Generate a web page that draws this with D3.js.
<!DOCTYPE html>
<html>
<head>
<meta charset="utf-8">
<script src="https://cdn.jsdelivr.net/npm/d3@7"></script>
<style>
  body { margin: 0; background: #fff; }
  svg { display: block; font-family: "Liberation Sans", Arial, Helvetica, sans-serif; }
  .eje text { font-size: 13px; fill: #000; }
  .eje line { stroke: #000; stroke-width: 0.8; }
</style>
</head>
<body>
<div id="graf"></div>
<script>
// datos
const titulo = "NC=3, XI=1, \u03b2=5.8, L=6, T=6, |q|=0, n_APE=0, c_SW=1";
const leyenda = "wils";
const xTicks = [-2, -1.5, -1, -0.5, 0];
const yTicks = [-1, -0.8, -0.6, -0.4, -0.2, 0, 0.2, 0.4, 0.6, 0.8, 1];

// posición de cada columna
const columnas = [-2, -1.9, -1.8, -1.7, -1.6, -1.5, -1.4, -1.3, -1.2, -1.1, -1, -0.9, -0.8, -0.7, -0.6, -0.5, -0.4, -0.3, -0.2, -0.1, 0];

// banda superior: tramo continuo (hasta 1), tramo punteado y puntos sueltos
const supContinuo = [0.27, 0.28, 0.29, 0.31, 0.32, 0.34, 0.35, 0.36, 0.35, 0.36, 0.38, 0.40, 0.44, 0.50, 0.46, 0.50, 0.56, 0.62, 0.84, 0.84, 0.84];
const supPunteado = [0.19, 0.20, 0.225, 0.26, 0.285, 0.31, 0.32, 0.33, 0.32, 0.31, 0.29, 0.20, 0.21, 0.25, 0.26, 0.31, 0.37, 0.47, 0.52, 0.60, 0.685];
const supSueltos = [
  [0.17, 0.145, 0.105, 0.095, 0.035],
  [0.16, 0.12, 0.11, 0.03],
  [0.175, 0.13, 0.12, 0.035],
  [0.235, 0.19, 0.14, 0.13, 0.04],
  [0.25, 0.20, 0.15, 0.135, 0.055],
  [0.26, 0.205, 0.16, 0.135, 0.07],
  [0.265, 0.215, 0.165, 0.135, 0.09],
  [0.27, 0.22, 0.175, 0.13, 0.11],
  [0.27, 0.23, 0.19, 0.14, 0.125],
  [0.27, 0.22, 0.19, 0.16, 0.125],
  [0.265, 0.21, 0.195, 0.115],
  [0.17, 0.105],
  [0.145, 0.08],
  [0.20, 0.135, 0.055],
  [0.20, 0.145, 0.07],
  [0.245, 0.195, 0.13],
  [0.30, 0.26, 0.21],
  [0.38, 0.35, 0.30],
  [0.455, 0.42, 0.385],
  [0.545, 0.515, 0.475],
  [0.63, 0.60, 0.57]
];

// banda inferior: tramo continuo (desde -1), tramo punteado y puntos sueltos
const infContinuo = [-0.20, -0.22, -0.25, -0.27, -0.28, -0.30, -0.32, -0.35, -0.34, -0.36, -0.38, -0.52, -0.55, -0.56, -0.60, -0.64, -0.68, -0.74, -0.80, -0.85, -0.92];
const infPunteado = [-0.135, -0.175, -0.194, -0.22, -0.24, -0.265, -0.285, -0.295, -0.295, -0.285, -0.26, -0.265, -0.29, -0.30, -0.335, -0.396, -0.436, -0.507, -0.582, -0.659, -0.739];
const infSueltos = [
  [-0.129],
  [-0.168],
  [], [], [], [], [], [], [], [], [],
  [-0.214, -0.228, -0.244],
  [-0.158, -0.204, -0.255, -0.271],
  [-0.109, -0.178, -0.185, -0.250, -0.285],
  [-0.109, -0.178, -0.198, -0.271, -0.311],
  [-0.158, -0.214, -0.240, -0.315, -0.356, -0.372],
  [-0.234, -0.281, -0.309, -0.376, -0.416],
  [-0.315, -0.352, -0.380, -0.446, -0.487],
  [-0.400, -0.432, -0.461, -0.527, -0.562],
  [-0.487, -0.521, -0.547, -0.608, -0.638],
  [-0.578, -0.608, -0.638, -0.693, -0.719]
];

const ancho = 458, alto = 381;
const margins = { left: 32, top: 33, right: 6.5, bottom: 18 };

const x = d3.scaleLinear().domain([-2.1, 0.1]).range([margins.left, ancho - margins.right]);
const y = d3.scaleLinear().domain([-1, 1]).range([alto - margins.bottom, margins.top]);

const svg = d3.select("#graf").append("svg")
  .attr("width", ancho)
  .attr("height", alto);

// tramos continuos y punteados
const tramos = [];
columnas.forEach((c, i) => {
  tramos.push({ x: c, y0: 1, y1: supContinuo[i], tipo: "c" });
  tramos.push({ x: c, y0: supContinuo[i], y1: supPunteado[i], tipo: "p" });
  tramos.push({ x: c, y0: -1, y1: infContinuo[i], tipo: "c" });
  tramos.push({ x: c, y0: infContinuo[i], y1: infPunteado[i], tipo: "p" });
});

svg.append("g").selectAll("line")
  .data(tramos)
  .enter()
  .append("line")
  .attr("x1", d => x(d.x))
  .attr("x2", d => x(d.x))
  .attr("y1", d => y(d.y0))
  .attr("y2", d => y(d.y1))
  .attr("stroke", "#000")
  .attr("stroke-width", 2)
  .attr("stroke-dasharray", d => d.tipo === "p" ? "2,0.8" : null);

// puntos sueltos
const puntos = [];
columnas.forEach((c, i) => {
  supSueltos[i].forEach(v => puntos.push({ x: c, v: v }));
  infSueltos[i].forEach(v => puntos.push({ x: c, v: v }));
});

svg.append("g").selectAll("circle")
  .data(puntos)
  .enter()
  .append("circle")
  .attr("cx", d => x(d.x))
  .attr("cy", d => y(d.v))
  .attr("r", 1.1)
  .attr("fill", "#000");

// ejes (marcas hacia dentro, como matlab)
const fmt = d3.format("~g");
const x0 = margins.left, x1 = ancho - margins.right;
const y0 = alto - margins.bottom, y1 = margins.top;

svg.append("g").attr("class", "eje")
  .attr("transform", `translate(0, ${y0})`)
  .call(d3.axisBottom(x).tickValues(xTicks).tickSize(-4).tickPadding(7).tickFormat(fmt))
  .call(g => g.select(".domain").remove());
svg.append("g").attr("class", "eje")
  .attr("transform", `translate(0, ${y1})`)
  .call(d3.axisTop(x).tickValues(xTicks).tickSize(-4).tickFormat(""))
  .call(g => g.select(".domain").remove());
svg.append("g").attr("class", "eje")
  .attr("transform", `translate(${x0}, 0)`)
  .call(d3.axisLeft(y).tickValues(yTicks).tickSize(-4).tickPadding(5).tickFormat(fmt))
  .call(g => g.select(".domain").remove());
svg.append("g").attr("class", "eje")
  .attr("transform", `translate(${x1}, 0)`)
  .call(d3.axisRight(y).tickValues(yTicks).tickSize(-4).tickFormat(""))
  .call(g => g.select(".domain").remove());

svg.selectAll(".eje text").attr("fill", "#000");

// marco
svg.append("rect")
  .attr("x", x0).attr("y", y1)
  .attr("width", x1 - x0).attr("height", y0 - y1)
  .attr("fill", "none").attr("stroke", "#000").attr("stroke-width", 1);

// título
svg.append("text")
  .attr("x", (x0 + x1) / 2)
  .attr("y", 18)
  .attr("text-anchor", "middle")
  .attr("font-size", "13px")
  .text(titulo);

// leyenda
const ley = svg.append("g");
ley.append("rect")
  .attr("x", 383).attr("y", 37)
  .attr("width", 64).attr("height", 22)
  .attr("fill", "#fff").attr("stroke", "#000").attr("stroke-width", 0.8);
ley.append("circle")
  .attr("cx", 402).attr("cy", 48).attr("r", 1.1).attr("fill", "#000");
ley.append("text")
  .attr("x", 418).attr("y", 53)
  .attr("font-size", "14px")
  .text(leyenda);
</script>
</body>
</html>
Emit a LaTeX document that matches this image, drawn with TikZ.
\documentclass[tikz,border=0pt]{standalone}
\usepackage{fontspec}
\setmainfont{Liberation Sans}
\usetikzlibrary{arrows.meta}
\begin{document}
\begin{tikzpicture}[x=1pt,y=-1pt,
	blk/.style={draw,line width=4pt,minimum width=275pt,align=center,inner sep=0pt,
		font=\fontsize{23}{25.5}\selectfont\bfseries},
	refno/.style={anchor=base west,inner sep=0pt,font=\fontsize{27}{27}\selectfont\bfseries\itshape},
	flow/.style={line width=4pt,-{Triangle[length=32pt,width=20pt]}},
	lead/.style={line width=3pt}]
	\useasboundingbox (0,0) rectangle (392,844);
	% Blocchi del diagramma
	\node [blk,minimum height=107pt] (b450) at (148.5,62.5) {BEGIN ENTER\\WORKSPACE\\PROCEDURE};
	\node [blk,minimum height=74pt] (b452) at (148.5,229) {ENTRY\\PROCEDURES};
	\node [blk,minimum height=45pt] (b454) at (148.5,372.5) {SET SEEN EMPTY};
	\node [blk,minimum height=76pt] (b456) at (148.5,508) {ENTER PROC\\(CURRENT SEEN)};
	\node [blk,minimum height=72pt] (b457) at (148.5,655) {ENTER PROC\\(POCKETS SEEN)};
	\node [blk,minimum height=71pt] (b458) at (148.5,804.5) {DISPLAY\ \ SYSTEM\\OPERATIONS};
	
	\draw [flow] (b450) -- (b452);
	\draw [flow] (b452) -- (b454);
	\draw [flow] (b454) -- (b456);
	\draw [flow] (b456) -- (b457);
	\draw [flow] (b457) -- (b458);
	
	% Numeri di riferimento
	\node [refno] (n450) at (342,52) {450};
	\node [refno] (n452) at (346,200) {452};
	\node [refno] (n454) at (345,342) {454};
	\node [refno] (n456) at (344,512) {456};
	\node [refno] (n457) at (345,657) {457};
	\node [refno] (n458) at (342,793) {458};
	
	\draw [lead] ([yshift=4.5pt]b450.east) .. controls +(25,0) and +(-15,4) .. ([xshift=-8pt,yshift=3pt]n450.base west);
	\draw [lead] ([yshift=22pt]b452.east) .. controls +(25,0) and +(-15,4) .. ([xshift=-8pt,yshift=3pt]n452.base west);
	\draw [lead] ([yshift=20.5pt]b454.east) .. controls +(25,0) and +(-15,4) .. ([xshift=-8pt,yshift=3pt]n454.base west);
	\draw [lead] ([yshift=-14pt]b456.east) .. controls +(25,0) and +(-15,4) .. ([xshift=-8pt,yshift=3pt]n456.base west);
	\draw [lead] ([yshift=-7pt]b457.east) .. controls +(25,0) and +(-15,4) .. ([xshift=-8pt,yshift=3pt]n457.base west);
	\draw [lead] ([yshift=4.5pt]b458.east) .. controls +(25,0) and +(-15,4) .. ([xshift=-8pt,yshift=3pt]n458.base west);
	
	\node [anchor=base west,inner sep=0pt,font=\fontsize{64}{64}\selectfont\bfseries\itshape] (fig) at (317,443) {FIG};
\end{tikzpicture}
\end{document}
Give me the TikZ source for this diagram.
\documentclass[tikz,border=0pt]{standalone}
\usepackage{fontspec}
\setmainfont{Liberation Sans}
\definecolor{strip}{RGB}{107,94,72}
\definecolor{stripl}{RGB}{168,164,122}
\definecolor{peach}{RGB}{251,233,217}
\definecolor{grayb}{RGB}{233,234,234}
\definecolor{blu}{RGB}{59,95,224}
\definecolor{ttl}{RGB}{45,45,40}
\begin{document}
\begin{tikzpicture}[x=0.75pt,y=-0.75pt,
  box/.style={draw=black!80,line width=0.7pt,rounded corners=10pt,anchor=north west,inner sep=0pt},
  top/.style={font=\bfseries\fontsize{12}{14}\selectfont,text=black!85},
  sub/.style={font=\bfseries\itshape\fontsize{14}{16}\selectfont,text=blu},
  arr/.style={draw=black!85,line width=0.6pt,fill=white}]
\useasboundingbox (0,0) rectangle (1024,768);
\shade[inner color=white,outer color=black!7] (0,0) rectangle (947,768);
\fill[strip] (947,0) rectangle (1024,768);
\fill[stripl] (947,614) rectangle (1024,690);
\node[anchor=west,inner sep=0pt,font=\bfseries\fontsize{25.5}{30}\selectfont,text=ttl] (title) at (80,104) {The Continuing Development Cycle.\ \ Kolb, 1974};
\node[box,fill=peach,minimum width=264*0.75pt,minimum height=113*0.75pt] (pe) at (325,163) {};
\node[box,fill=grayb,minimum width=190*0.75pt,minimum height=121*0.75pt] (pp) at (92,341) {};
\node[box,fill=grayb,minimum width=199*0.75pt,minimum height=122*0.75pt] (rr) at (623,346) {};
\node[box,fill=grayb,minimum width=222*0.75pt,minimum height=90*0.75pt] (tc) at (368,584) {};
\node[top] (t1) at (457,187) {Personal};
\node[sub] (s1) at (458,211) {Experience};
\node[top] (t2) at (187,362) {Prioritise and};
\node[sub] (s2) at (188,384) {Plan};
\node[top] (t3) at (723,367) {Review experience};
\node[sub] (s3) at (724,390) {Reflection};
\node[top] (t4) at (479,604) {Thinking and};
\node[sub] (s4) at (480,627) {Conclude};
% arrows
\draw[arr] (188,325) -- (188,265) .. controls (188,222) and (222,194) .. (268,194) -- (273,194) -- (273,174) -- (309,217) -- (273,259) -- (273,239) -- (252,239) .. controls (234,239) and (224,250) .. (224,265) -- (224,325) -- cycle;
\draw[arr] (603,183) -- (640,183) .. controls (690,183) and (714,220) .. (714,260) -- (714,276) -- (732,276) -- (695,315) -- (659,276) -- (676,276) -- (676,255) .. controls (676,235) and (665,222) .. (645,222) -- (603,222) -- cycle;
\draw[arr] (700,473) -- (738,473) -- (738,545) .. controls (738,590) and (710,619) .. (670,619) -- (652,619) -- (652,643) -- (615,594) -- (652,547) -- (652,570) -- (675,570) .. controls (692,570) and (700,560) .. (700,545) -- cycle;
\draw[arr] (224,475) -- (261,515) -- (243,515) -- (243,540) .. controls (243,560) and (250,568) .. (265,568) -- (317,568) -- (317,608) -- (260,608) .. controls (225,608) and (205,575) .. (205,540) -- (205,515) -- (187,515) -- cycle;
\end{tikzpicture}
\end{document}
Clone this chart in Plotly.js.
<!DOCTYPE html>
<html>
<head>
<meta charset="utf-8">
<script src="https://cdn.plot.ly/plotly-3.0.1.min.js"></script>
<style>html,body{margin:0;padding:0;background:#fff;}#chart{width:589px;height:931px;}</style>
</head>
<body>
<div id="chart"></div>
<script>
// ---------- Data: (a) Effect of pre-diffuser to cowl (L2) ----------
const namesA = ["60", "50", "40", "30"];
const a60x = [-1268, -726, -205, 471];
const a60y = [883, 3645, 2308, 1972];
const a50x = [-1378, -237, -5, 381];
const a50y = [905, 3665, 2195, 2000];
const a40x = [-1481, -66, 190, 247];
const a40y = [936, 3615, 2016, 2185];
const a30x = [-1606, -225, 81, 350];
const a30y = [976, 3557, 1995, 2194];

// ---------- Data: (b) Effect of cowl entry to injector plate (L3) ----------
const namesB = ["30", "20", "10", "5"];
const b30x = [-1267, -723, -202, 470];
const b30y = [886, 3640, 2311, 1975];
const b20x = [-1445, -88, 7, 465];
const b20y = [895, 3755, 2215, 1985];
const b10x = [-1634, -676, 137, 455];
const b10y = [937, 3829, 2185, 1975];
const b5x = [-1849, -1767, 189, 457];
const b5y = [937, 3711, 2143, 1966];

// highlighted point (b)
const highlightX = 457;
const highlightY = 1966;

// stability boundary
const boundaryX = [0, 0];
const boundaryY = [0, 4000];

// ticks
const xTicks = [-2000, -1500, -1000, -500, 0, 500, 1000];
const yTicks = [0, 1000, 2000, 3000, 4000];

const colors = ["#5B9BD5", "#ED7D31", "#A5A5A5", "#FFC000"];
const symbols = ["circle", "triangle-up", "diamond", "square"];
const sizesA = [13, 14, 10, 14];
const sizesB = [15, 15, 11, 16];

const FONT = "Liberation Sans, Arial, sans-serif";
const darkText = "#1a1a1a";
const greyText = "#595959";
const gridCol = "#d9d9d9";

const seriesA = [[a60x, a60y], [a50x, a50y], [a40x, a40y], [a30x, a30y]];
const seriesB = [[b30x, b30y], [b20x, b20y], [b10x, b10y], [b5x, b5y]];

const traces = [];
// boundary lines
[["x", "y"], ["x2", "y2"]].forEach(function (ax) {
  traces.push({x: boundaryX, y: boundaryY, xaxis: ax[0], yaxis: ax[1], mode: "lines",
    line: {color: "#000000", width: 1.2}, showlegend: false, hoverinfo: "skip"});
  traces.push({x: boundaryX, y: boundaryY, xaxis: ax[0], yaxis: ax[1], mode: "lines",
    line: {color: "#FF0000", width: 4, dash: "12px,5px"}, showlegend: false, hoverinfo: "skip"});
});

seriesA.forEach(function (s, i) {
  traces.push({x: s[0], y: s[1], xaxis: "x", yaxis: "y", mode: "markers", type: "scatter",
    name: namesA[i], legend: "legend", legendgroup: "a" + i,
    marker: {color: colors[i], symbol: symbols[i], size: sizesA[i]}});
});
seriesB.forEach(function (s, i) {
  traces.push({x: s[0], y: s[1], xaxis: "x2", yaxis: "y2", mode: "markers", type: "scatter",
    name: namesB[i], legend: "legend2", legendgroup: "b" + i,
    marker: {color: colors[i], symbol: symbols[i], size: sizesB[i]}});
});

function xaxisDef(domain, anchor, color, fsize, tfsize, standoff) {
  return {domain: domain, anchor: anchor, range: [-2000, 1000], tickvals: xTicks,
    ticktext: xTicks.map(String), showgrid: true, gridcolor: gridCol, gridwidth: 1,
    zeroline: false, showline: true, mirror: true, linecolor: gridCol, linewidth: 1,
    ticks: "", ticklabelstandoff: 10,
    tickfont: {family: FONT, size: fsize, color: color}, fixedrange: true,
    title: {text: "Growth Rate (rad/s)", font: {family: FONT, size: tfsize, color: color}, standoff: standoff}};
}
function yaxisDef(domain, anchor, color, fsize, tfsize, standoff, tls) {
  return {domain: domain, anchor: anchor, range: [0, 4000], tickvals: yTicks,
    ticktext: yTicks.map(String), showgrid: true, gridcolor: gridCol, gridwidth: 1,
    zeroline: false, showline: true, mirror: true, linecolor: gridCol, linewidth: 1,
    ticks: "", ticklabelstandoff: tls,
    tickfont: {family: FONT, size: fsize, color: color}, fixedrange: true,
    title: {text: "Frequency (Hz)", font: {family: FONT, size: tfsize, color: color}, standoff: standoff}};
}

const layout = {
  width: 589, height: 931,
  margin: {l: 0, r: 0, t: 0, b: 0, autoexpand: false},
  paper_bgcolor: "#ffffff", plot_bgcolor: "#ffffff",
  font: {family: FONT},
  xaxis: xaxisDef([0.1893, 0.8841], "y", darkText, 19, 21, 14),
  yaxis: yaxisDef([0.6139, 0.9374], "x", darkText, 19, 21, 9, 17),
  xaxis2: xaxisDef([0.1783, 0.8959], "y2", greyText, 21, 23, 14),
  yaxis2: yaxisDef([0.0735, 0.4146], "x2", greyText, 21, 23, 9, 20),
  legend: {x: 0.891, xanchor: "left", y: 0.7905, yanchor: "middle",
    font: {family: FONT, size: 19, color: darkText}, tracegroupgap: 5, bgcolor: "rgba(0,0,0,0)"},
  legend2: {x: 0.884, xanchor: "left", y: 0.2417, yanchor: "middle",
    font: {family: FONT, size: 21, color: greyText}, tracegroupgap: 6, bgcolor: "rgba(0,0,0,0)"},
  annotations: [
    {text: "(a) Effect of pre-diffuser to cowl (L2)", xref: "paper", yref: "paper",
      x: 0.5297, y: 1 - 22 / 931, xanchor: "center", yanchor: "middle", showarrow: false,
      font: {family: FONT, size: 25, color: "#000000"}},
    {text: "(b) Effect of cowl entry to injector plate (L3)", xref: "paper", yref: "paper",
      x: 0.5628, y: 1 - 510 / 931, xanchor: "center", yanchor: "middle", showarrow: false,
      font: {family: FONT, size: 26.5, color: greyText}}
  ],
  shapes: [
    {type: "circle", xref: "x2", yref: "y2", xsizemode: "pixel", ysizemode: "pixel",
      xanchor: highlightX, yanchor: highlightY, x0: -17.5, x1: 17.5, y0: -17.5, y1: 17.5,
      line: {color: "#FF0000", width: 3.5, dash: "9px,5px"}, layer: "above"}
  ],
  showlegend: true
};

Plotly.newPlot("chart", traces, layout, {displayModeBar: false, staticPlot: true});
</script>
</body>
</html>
#####
### [Problem details]
Each line from the line with "Emit a LaTeX" to the line with "(b457) -- (b458);" is to be echoed exactly; both boundary lines are included, and nothing else is to be output.

### [Result for this task]
Emit a LaTeX document that matches this image, drawn with TikZ.
\documentclass[tikz,border=0pt]{standalone}
\usepackage{fontspec}
\setmainfont{Liberation Sans}
\usetikzlibrary{arrows.meta}
\begin{document}
\begin{tikzpicture}[x=1pt,y=-1pt,
	blk/.style={draw,line width=4pt,minimum width=275pt,align=center,inner sep=0pt,
		font=\fontsize{23}{25.5}\selectfont\bfseries},
	refno/.style={anchor=base west,inner sep=0pt,font=\fontsize{27}{27}\selectfont\bfseries\itshape},
	flow/.style={line width=4pt,-{Triangle[length=32pt,width=20pt]}},
	lead/.style={line width=3pt}]
	\useasboundingbox (0,0) rectangle (392,844);
	% Blocchi del diagramma
	\node [blk,minimum height=107pt] (b450) at (148.5,62.5) {BEGIN ENTER\\WORKSPACE\\PROCEDURE};
	\node [blk,minimum height=74pt] (b452) at (148.5,229) {ENTRY\\PROCEDURES};
	\node [blk,minimum height=45pt] (b454) at (148.5,372.5) {SET SEEN EMPTY};
	\node [blk,minimum height=76pt] (b456) at (148.5,508) {ENTER PROC\\(CURRENT SEEN)};
	\node [blk,minimum height=72pt] (b457) at (148.5,655) {ENTER PROC\\(POCKETS SEEN)};
	\node [blk,minimum height=71pt] (b458) at (148.5,804.5) {DISPLAY\ \ SYSTEM\\OPERATIONS};
	
	\draw [flow] (b450) -- (b452);
	\draw [flow] (b452) -- (b454);
	\draw [flow] (b454) -- (b456);
	\draw [flow] (b456) -- (b457);
	\draw [flow] (b457) -- (b458);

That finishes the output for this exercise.